### [TASK DETAILS]
Pull out every line below that contains the word "React".

### [Records with drawing code]
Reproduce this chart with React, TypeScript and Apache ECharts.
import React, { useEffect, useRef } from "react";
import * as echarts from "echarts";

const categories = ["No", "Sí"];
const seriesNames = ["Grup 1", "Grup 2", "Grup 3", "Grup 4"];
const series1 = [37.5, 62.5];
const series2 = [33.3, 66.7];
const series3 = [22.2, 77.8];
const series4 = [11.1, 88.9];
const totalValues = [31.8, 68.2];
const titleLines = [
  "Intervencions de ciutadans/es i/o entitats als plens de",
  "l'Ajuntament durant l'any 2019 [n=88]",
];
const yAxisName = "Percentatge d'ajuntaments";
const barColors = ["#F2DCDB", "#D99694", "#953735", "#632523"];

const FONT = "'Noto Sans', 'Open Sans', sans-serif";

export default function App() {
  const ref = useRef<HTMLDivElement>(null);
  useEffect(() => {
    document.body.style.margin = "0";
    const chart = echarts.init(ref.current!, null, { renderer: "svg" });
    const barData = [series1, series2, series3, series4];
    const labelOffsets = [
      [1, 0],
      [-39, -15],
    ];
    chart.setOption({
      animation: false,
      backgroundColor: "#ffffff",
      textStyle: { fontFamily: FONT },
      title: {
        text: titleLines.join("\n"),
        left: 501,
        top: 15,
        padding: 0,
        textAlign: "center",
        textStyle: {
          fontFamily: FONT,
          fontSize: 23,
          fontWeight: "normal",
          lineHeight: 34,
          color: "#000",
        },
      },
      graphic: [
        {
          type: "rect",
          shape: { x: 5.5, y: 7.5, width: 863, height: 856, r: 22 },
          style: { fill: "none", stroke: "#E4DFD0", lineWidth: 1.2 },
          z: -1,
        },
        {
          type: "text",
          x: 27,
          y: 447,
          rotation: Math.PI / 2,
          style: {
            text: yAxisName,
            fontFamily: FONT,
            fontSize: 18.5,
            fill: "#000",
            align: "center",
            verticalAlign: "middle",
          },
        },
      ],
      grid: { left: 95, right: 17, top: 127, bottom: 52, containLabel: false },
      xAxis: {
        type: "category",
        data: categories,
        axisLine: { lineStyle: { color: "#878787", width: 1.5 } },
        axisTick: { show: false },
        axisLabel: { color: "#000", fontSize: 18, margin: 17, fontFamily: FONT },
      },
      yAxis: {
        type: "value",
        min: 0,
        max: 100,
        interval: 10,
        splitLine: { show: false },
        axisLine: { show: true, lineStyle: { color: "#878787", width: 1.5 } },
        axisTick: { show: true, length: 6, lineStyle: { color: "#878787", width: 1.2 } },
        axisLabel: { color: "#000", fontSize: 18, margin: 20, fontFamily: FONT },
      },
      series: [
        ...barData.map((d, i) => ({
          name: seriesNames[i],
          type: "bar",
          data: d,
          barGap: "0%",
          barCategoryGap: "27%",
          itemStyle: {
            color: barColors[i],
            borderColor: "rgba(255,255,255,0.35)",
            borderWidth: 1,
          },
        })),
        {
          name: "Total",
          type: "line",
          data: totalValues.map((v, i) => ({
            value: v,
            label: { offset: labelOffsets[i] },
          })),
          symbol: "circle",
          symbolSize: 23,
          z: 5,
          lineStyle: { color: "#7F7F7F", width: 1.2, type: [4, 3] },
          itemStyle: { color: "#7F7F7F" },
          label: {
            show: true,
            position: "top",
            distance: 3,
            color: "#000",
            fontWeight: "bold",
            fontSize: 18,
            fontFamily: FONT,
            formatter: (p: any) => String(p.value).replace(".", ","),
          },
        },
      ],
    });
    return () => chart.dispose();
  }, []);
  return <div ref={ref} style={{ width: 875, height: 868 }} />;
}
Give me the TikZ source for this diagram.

### [FINISHED ANSWER]
Reproduce this chart with React, TypeScript and Apache ECharts.
import React, { useEffect, useRef } from "react";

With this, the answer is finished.